Yes, this is a documentation issue. But if you have some good ideas
for the interface, they would be greatly appreciated. The underlying
rendering code is very flexible – but we haven’t known the best way
to expose that to the user!

Actually, if we move to a “drop down the settings widget” idea for the
toolbar, the engine settings can be moved there too – very much like
setting font styles in a word processor.

You have to select and calculate the MO in the Cube tab, then
calculate
the mesh in the Isosurface dialog, and then possibly switch between
different orbitals in the Orbital engine’s settings.

This UI is bad and we know it. Marcus and I have discussed a better
idea, but feedback is welcome. The orbitals extension now controls all
surfaces, so it’s also mis-named. But the point so far has been to get
the feature done, not make it pretty. That needs to happen now, before
1.0.

The extension should bring up a list dialog with a list of current
computed surfaces. You can add new surfaces, remove them from display,
or edit their options. Adding a surface will create the cube and
calculate the mesh in one dialog. Editing a surface will re-create the
mesh from the existing cube.

See the attached graphic and Designer idea for a quick mock-up.

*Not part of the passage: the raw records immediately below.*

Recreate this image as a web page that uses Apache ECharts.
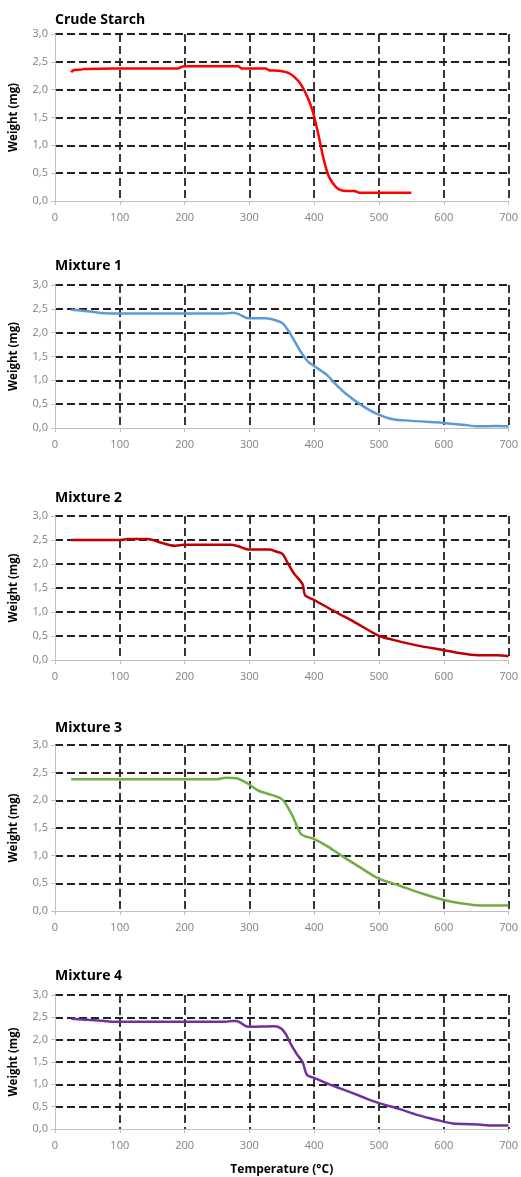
<!DOCTYPE html>
<html>
<head>
<meta charset="utf-8">
<script src="https://cdn.jsdelivr.net/npm/echarts@6/dist/echarts.min.js"></script>
<style>
  html, body { margin: 0; padding: 0; background: #fff; }
  #main { width: 521px; height: 1177px; }
</style>
</head>
<body>
<div id="main"></div>
<script>
// TGA curves, weight (mg) vs temperature (°C)
var titles = ["Crude Starch", "Mixture 1", "Mixture 2", "Mixture 3", "Mixture 4"];
var colors = ["#ff0000", "#5b9bd5", "#c00000", "#70ad47", "#7030a0"];
var xTicks = [0, 100, 200, 300, 400, 500, 600, 700];
var yTicks = [0, 0.5, 1, 1.5, 2, 2.5, 3];

var crudeStarch = [[25,2.31],[28,2.35],[40,2.36],[45,2.37],[90,2.38],[190,2.38],[195,2.41],[200,2.42],
  [283,2.42],[288,2.38],[325,2.38],[330,2.35],[345,2.34],[355,2.32],[362,2.29],[370,2.22],[378,2.12],
  [385,1.98],[392,1.8],[398,1.6],[402,1.42],[406,1.22],[410,1.0],[414,0.78],[418,0.6],[422,0.46],
  [427,0.35],[433,0.26],[440,0.2],[450,0.18],[462,0.18],[470,0.15],[550,0.15]];

var mixture1 = [[25,2.48],[50,2.45],[87,2.4],[260,2.4],[275,2.42],[285,2.38],[298,2.3],[326,2.3],
  [340,2.26],[351,2.2],[362,2.0],[377,1.65],[390,1.4],[400,1.3],[420,1.11],[433,0.92],[448,0.73],
  [473,0.48],[496,0.3],[519,0.19],[540,0.16],[580,0.125],[590,0.12],[603,0.1],[630,0.07],
  [652,0.035],[682,0.04],[700,0.03]];

var mixture2 = [[25,2.5],[102,2.5],[112,2.52],[143,2.52],[160,2.46],[178,2.39],[186,2.38],[199,2.4],
  [270,2.4],[283,2.37],[298,2.3],[331,2.3],[341,2.26],[351,2.21],[358,2.05],[369,1.8],[382,1.58],
  [386,1.35],[400,1.25],[433,1.0],[461,0.8],[499,0.51],[522,0.42],[560,0.3],[598,0.21],[621,0.15],
  [652,0.1],[682,0.1],[700,0.08]];

var mixture3 = [[25,2.38],[249,2.38],[264,2.41],[280,2.4],[298,2.3],[313,2.18],[328,2.12],[346,2.05],
  [353,1.99],[366,1.73],[379,1.4],[386,1.35],[400,1.3],[422,1.16],[442,1.0],[468,0.81],[499,0.59],
  [529,0.47],[565,0.32],[600,0.2],[626,0.14],[656,0.1],[700,0.1]];

var mixture4 = [[25,2.47],[76,2.42],[86,2.4],[263,2.4],[273,2.42],[280,2.42],[298,2.29],[339,2.3],
  [349,2.25],[356,2.13],[364,1.9],[374,1.66],[382,1.5],[389,1.21],[399,1.15],[417,1.04],[440,0.91],
  [469,0.75],[498,0.59],[531,0.45],[560,0.31],[590,0.2],[612,0.13],[632,0.11],[653,0.1],[675,0.08],
  [700,0.08]];

var seriesData = [crudeStarch, mixture1, mixture2, mixture3, mixture4];

// plot boxes in px: [top, height, width]
var boxes = [[34, 167, 459], [285, 143, 459], [516, 144, 459], [745, 166, 459], [995, 140, 462]];
var titleTops = [13, 259, 491, 721, 969];

var gridDash = { color: "#222", width: 1.8, type: [8, 4] };
var axisGray = { color: "#bfbfbf", width: 1 };
var labelFont = { color: "#808080", fontSize: 11, fontFamily: "Open Sans" };

var myChart = echarts.init(document.getElementById("main"));
var option = { animation: false, title: [], grid: [], xAxis: [], yAxis: [], series: [] };

for (var i = 0; i < 5; i++) {
  option.title.push({
    text: titles[i], left: 55, top: titleTops[i], padding: 0,
    textStyle: { fontSize: 14, fontWeight: "bold", color: "#000", fontFamily: "Open Sans" }
  });
  option.grid.push({ left: 53, top: boxes[i][0], height: boxes[i][1], width: boxes[i][2] });
  option.xAxis.push({
    type: "value", gridIndex: i, min: xTicks[0], max: xTicks[xTicks.length - 1], interval: 100,
    axisLine: { show: true, lineStyle: axisGray },
    axisTick: { show: true, length: 4, lineStyle: axisGray },
    axisLabel: Object.assign({ margin: 11 }, labelFont),
    splitLine: { show: true, showMinLine: false, lineStyle: gridDash },
    name: i === 4 ? "Temperature (°C)" : "",
    nameLocation: "middle", nameGap: 35,
    nameTextStyle: { fontSize: 12, fontWeight: "bold", color: "#000", fontFamily: "Open Sans" }
  });
  option.yAxis.push({
    type: "value", gridIndex: i, min: yTicks[0], max: yTicks[yTicks.length - 1], interval: 0.5,
    axisLine: { show: true, lineStyle: axisGray },
    axisTick: { show: true, length: 4, lineStyle: axisGray },
    axisLabel: Object.assign({
      margin: 7,
      formatter: function (v) { return v.toFixed(1).replace(".", ","); }
    }, labelFont),
    splitLine: { show: true, showMinLine: false, lineStyle: gridDash },
    name: "Weight (mg)", nameLocation: "middle", nameGap: 35,
    nameTextStyle: { fontSize: 11.5, fontWeight: "bold", color: "#000", fontFamily: "Open Sans" }
  });
  option.series.push({
    type: "line", xAxisIndex: i, yAxisIndex: i, data: seriesData[i],
    showSymbol: false, smooth: 0.3,
    lineStyle: { color: colors[i], width: 2.5 }, z: 5
  });
}

option && myChart.setOption(option);
window.onresize = myChart.resize;
</script>
</body>
</html>
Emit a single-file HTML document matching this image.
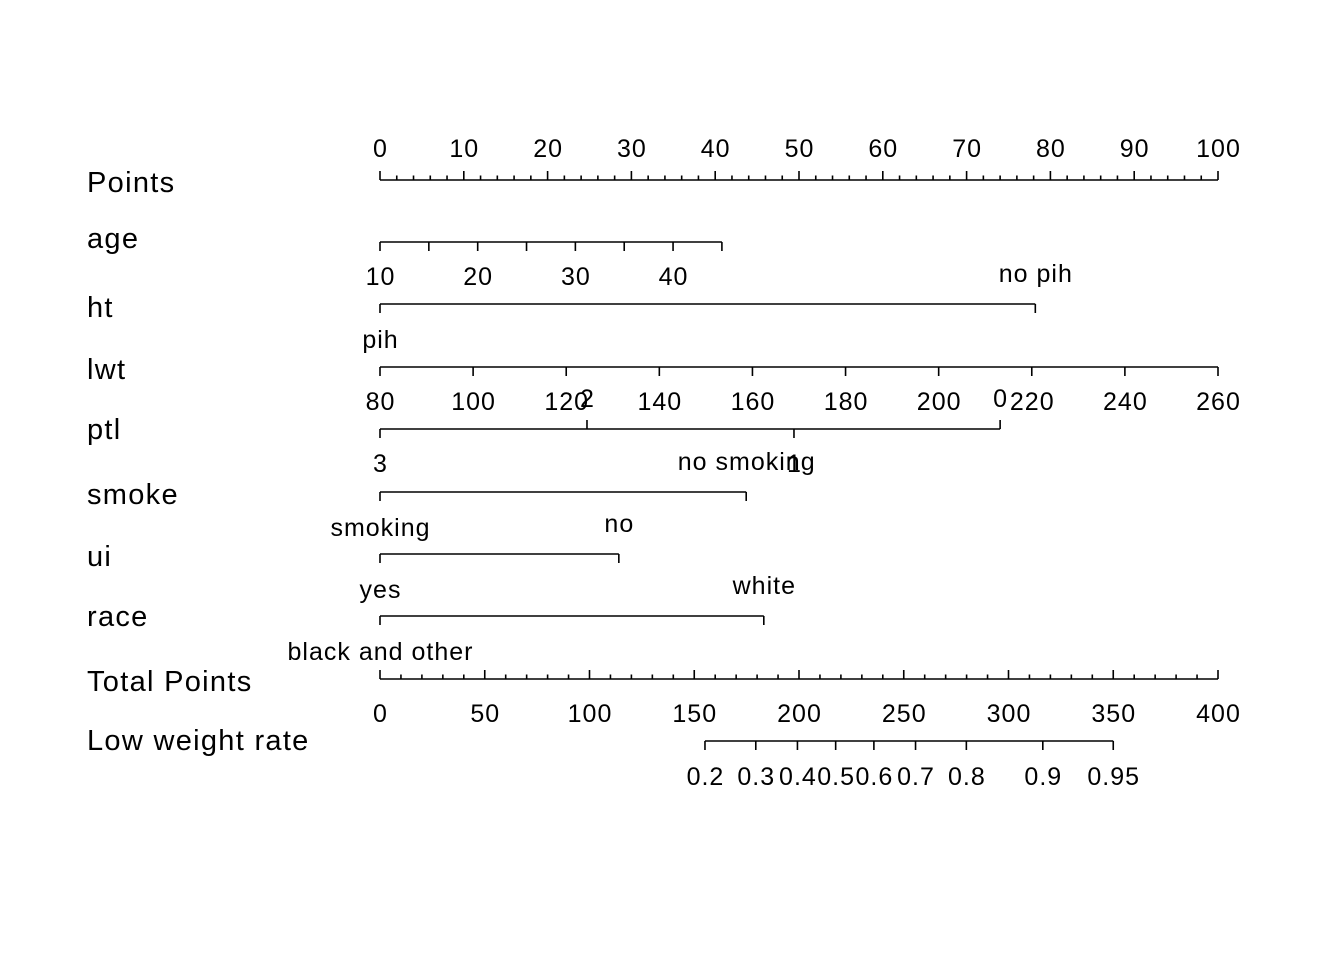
<!DOCTYPE html>
<html><head><meta charset="utf-8"><style>body{margin:0;background:#fff}svg{display:block}text{font-family:"Liberation Sans",Arial,sans-serif;fill:#000}</style></head>
<body>
<svg id="c" width="1344" height="960"></svg>
<script>
const varNames=["Points","age","ht","lwt","ptl","smoke","ui","race","Total Points","Low weight rate"];
const ageVals=[10,15,20,25,30,35,40,45];const ageLabels=[10,20,30,40];const agePtsPerYear=40.8/35;
const htLevels=["pih","no pih"];const htPts=[0,78.2];
const lwtVals=[80,100,120,140,160,180,200,220,240,260];
const ptlLevels=["3","2","1","0"];const ptlPts=[0,24.7,49.4,74.0];
const smokeLevels=["smoking","no smoking"];const smokePts=[0,43.7];
const uiLevels=["yes","no"];const uiPts=[0,28.5];
const raceLevels=["black and other","white"];const racePts=[0,45.8];
const probVals=[0.2,0.3,0.4,0.5,0.6,0.7,0.8,0.9,0.95];
const lpIntercept=217.5,lpSlope=45.0;
const svg=document.getElementById('c');const NS='http://www.w3.org/2000/svg';
const px=p=>380+p*8.38, tx=t=>380+t*838/400;
function ln(x1,y1,x2,y2,n){const l=document.createElementNS(NS,'line');l.setAttribute('x1',x1);l.setAttribute('y1',y1);l.setAttribute('x2',x2);l.setAttribute('y2',y2);l.setAttribute('stroke','#000');l.setAttribute('stroke-width','1.6');

svg.appendChild(l);}
function tx_(x,y,s,sz,anchor,n){const t=document.createElementNS(NS,'text');const ls=sz>27?1.3:1;t.setAttribute('x',anchor==='middle'?x+ls/2:x);t.setAttribute('y',y);t.setAttribute('font-size',sz);t.setAttribute('letter-spacing',ls);t.setAttribute('text-anchor',anchor);t.textContent=s;

svg.appendChild(t);}
const labY=[192,248,317,379,439,504,566,626,691,750];
varNames.forEach((v,i)=>tx_(87,labY[i],v,29,'start','row-label'));
ln(px(0),180,px(100),180,'points-axis');
for(let p=0;p<=100;p+=2){const maj=p%10===0;ln(px(p),180,px(p),maj?171:175.5,'points-tick');if(maj)tx_(px(p),157,String(p),25,'middle','points-tick-label');}
const ay=242;ln(px((ageVals[0]-10)*agePtsPerYear),ay,px((ageVals[ageVals.length-1]-10)*agePtsPerYear),ay,'age-axis');
ageVals.forEach(a=>ln(px((a-10)*agePtsPerYear),ay,px((a-10)*agePtsPerYear),ay+9,'age-tick'));
ageLabels.forEach(a=>tx_(px((a-10)*agePtsPerYear),285,String(a),25,'middle','age-tick-label'));
function cat(y,levels,pts,name){ln(px(Math.min(...pts)),y,px(Math.max(...pts)),y,name+'-axis');
levels.forEach((l,i)=>{const x=px(pts[i]);const below=i%2===0;ln(x,y,x,below?y+9:y-9,name+'-tick');tx_(x,below?y+43:y-22,l,25,'middle',name+'-level-label');});}
function cat2(y,levels,pts,name){ln(px(Math.min(...pts)),y,px(Math.max(...pts)),y,name+'-axis');
levels.forEach((l,i)=>{const x=px(pts[i]);const below=i%2===0;ln(x,y,x,y+9,name+'-tick');tx_(x,below?y+44:y-22,l,25,'middle',name+'-level-label');});}
cat2(304,htLevels,htPts,'ht');
ln(px(0),367,px(100),367,'lwt-axis');
lwtVals.forEach(w=>{const x=px((w-80)/180*100);ln(x,367,x,376,'lwt-tick');tx_(x,410,String(w),25,'middle','lwt-tick-label');});
cat(429,ptlLevels,ptlPts,'ptl');
cat2(492,smokeLevels,smokePts,'smoke');
cat2(554,uiLevels,uiPts,'ui');
cat2(616,raceLevels,racePts,'race');
ln(tx(0),679,tx(400),679,'total-points-axis');
for(let t=0;t<=400;t+=10){const maj=t%50===0;ln(tx(t),679,tx(t),maj?670:674.5,'total-points-tick');if(maj)tx_(tx(t),722,String(t),25,'middle','total-points-tick-label');}
const tp=p=>lpIntercept+lpSlope*Math.log(p/(1-p));
ln(tx(tp(probVals[0])),741,tx(tp(probVals[probVals.length-1])),741,'low-weight-rate-axis');
probVals.forEach(p=>{const x=tx(tp(p));ln(x,741,x,750,'low-weight-rate-tick');tx_(x,785,String(p),25,'middle','low-weight-rate-tick-label');});
</script>
</body></html>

Anyway Michael, you have hit upon the same interface areas which also
annoy me. Please continue to make suggestions!

Cheers,
-Geoff

Geoffrey Hutchison wrote:

On Apr 21, 2009, at 1:54 PM, Michael Banck wrote:

It would maybe be good to rethink the Tools and group them into some
modes, like “select/navigate”, “measure/navigate” and “manipulate”.

I think there’s already interest, if not implementation, to do that.
As you mentioned, navigate features showed up in other tools.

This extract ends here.